Abstracts

Rationale: Sudden Unexpected Death in Epilepsy (SUDEP) is the most frequent epilepsy-related cause of death, with an annual prevalence of one in every 150 patients with drug-resistant epilepsies. Currently, predictors of SUDEP are determined based on population studies that are personalized by modeling demographics, neuroimaging, and electrophysiological data collected at fixed time intervals. However, seizure burden and the response to the treatment change with time, thereby changing the assigned risks. Thus, these static risk assessments are fraught with uncertainty when applied prospectively to identify the increased susceptible periods to SUDEP. Addressing this knowledge gap would enable the development of timely interventions delivered during the susceptible periods to prevent SUDEP. Chronic ambulatory electrocorticography (ECoG) allows quantification of seizure burden, thereby automating temporally dynamic risk assessment of SUDEP. Here for the first time, we demonstrate temporal trends of cortical electrophysiological parameters that identified SUDEP susceptible period months preceding probable SUDEP.

Methods: A single-center retrospective study involving a 38-year-old woman with probable SUDEP and two age, sex, and disease-matched controls. All three patients had bi-temporal epilepsy with bilateral amygdala-hippocampal RNS. The ECoG was analyzed for power spectral density (PSD) between 1-70 Hz and Teager energy for the following epochs- a) baseline (scheduled ECoG); b) entire 90 secs ECoG detected as long episodes (LE), and c) 6 seconds postictal epoch curated from visually confirmed seizures.
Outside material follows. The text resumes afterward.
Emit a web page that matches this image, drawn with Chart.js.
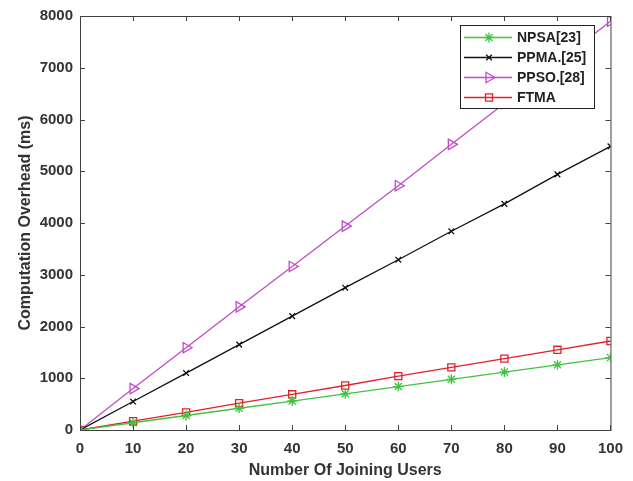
<!DOCTYPE html>
<html>
<head>
<meta charset="utf-8">
<script src="https://cdn.jsdelivr.net/npm/chart.js"></script>
<style>
  html, body { margin: 0; padding: 0; background: #fff; }
  #wrap { width: 633px; height: 481px; }
</style>
</head>
<body>
<div id="wrap"><canvas id="c"></canvas></div>
<script>
// data
const users = [0, 10, 20, 30, 40, 50, 60, 70, 80, 90, 100];
const npsa = [0, 140, 280, 420, 560, 700, 840, 980, 1120, 1260, 1400];
const ppma = [0, 550, 1100, 1650, 2200, 2750, 3290, 3840, 4370, 4940, 5480];
const ppso = [0, 800, 1590, 2380, 3160, 3940, 4720, 5520, 6310, 7100, 7900];
const ftma = [0, 170, 340, 520, 690, 860, 1040, 1210, 1380, 1550, 1720];
const xTicks = [0, 10, 20, 30, 40, 50, 60, 70, 80, 90, 100];
const yTicks = [0, 1000, 2000, 3000, 4000, 5000, 6000, 7000, 8000];

const FONT = '"Liberation Sans", Arial, sans-serif';
const AXIS = '#404040';

const pts = ys => users.map((x, i) => ({ x, y: ys[i] }));

const series = [
  { label: 'NPSA[23]', data: pts(npsa), color: '#42c242', style: 'star', radius: 5, rot: 0 },
  { label: 'PPMA.[25]', data: pts(ppma), color: '#111111', style: 'crossRot', radius: 4, rot: 0 },
  { label: 'PPSO.[28]', data: pts(ppso), color: '#c24cc8', style: 'triangle', radius: 6, rot: 90 },
  { label: 'FTMA', data: pts(ftma), color: '#e3202a', style: 'rect', radius: 5, rot: 0 }
];

// MATLAB style box with inward ticks
const boxPlugin = {
  id: 'box',
  afterDraw(chart) {
    const { ctx, chartArea: a, scales } = chart;
    ctx.save();
    ctx.strokeStyle = AXIS;
    ctx.lineWidth = 1;
    ctx.strokeRect(a.left + 0.5, a.top + 0.5, a.right - a.left, a.bottom - a.top);
    ctx.beginPath();
    xTicks.forEach(v => {
      const px = Math.round(scales.x.getPixelForValue(v)) + 0.5;
      ctx.moveTo(px, a.bottom); ctx.lineTo(px, a.bottom - 5);
      ctx.moveTo(px, a.top); ctx.lineTo(px, a.top + 5);
    });
    yTicks.forEach(v => {
      const py = Math.round(scales.y.getPixelForValue(v)) + 0.5;
      ctx.moveTo(a.left, py); ctx.lineTo(a.left + 5, py);
      ctx.moveTo(a.right, py); ctx.lineTo(a.right - 5, py);
    });
    ctx.stroke();
    ctx.restore();
  }
};

// legend box in the upper right corner
const legendPlugin = {
  id: 'legendBox',
  afterDraw(chart) {
    const { ctx } = chart;
    const x0 = 460, y0 = 25, w = 134, h = 83, rowH = 20;
    ctx.save();
    ctx.fillStyle = '#fff';
    ctx.fillRect(x0, y0, w, h);
    ctx.strokeStyle = '#222';
    ctx.lineWidth = 1;
    ctx.strokeRect(x0 + 0.5, y0 + 0.5, w, h);
    ctx.font = 'bold 14px ' + FONT;
    ctx.textBaseline = 'middle';
    series.forEach((s, i) => {
      const cy = y0 + 12.5 + i * rowH;
      ctx.strokeStyle = s.color;
      ctx.lineWidth = 1.3;
      ctx.beginPath();
      ctx.moveTo(x0 + 4, cy); ctx.lineTo(x0 + 52, cy);
      ctx.stroke();
      ctx.fillStyle = 'rgba(0,0,0,0)';
      Chart.helpers.drawPoint(ctx, {
        pointStyle: s.style, radius: s.radius, rotation: s.rot, borderWidth: 1.3
      }, x0 + 29, cy);
      ctx.fillStyle = '#222';
      ctx.fillText(s.label, x0 + 57, cy + 1);
    });
    ctx.restore();
  }
};

const tickFont = { family: FONT, size: 15, weight: 'bold' };
const titleFont = { family: FONT, size: 16, weight: 'bold' };

new Chart(document.getElementById('c'), {
  type: 'line',
  data: {
    datasets: series.map(s => ({
      label: s.label,
      data: s.data,
      borderColor: s.color,
      backgroundColor: 'rgba(0,0,0,0)',
      pointBorderColor: s.color,
      pointBackgroundColor: 'rgba(0,0,0,0)',
      pointStyle: s.style,
      pointRadius: s.radius,
      pointRotation: s.rot,
      pointBorderWidth: 1.3,
      borderWidth: 1.3,
      tension: 0
    }))
  },
  options: {
    responsive: true,
    maintainAspectRatio: false,
    animation: false,
    layout: { padding: { top: 11, right: 21, left: 0, bottom: 0 } },
    plugins: { legend: { display: false }, tooltip: { enabled: false } },
    scales: {
      x: {
        type: 'linear', min: 0, max: 100,
        afterBuildTicks: s => { s.ticks = xTicks.map(v => ({ value: v })); },
        afterFit: s => { s.height = 51; },
        grid: { display: false, drawTicks: false },
        border: { display: false },
        ticks: { color: '#333', font: tickFont, padding: 10, maxRotation: 0, callback: v => String(v) },
        title: { display: true, text: 'Number Of Joining Users', color: '#333', font: titleFont, padding: { top: 0, bottom: 1 } }
      },
      y: {
        min: 0, max: 8000,
        afterBuildTicks: s => { s.ticks = yTicks.map(v => ({ value: v })); },
        afterFit: s => { s.width = 80; },
        grid: { display: false, drawTicks: false },
        border: { display: false },
        ticks: { color: '#333', font: tickFont, padding: 7, callback: v => String(v) },
        title: { display: true, text: 'Computation Overhead (ms)', color: '#333', font: titleFont, padding: { top: 16, bottom: 0 } }
      }
    }
  },
  plugins: [boxPlugin, legendPlugin]
});
</script>
</body>
</html>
A ratio of beta/theta power was analyzed for postictal epochs as a surrogate for postictal arousal. Temporal trends were determined for mean power values by fitting a Gaussian distribution over a moving window of 80 days with a 79-day overlap between successive windows. Inter-seizure intervals were computed for all three subjects, and a moving average was computed to analyze the frequency of seizure occurrence.

Results: A total of 2315 RNS ECoG recorded over 1857 patient days were analyzed. For Probable SUDEP case: The temporal trend analysis revealed an increase in the inter-seizure interval (Fig1C) and increased mean power spectra of LE (Fig1A) that was consistent with increased patient-reported convulsive seizures. There was a progressive decrease in postictal mean power and beta/theta ratio in the last 80 days preceding SUDEP, thereby implying a heavy postictal EEG suppression and lack of homeostatic arousal response (Fig1A). The graphical display in the temporal trends mapping a) increased mean power spectra during seizures, and b) decrease postictally can be defined as cortical physiological markers of SUDEP susceptible periods that preceded over weeks before probable SUDEP. Similar trends mapped over two years were absent from the controls (Fig 1B, D).

Conclusions: Chronic ambulatory electrocorticography from seizure focus provides a unique opportunity to quantify the burden of epileptiform paroxysms and identify personalized SUDEP susceptible periods through dynamic risk assessment.

Funding: Please list any funding that was received in support of this abstract.: The authors received no specific funding for this work.